══ Recorded data ══

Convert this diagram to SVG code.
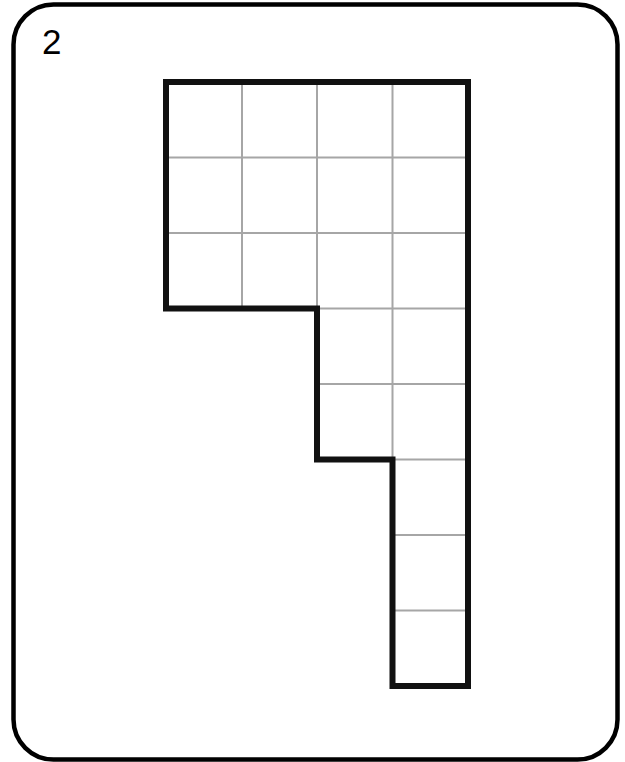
<svg xmlns="http://www.w3.org/2000/svg" width="625" height="762" viewBox="0 0 625 762">
<style>
.card{fill:#fff;stroke:#000;stroke-width:4.5}
.grid{stroke:#a6a6a6;stroke-width:2;fill:none}
.outline{fill:none;stroke:#111;stroke-width:6;stroke-linejoin:miter;stroke-linecap:square}
.lbl{font-family:"Liberation Sans",Arial,sans-serif;font-size:35px;fill:#000}
</style>
<rect width="625" height="762" fill="#fff"/>
<g id="card">
<rect class="card" x="13.5" y="4.5" width="604" height="755" rx="40" ry="40"/>
<text class="lbl" x="42" y="54">2</text>
</g>
<g id="grid">
<path class="grid" d="M242 82V308.5 M317 82V459.5 M392.5 82V686 M166 157.5H468 M166 233H468 M317 308.5H468 M317 384H468 M392.5 459.5H468 M392.5 535H468 M392.5 610.5H468"/>
</g>
<g id="shape">
<path class="outline" d="M166 82H468V686H392.5V459.5H317V308.5H166Z"/>
</g>
</svg>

═══

*The request*. Output the lines above in full and exactly as given, omitting any pictures.

*The result*.
Convert this diagram to SVG code.
<svg xmlns="http://www.w3.org/2000/svg" width="625" height="762" viewBox="0 0 625 762">
<style>
.card{fill:#fff;stroke:#000;stroke-width:4.5}
.grid{stroke:#a6a6a6;stroke-width:2;fill:none}
.outline{fill:none;stroke:#111;stroke-width:6;stroke-linejoin:miter;stroke-linecap:square}
.lbl{font-family:"Liberation Sans",Arial,sans-serif;font-size:35px;fill:#000}
</style>
<rect width="625" height="762" fill="#fff"/>
<g id="card">
<rect class="card" x="13.5" y="4.5" width="604" height="755" rx="40" ry="40"/>
<text class="lbl" x="42" y="54">2</text>
</g>
<g id="grid">
<path class="grid" d="M242 82V308.5 M317 82V459.5 M392.5 82V686 M166 157.5H468 M166 233H468 M317 308.5H468 M317 384H468 M392.5 459.5H468 M392.5 535H468 M392.5 610.5H468"/>
</g>
<g id="shape">
<path class="outline" d="M166 82H468V686H392.5V459.5H317V308.5H166Z"/>
</g>
</svg>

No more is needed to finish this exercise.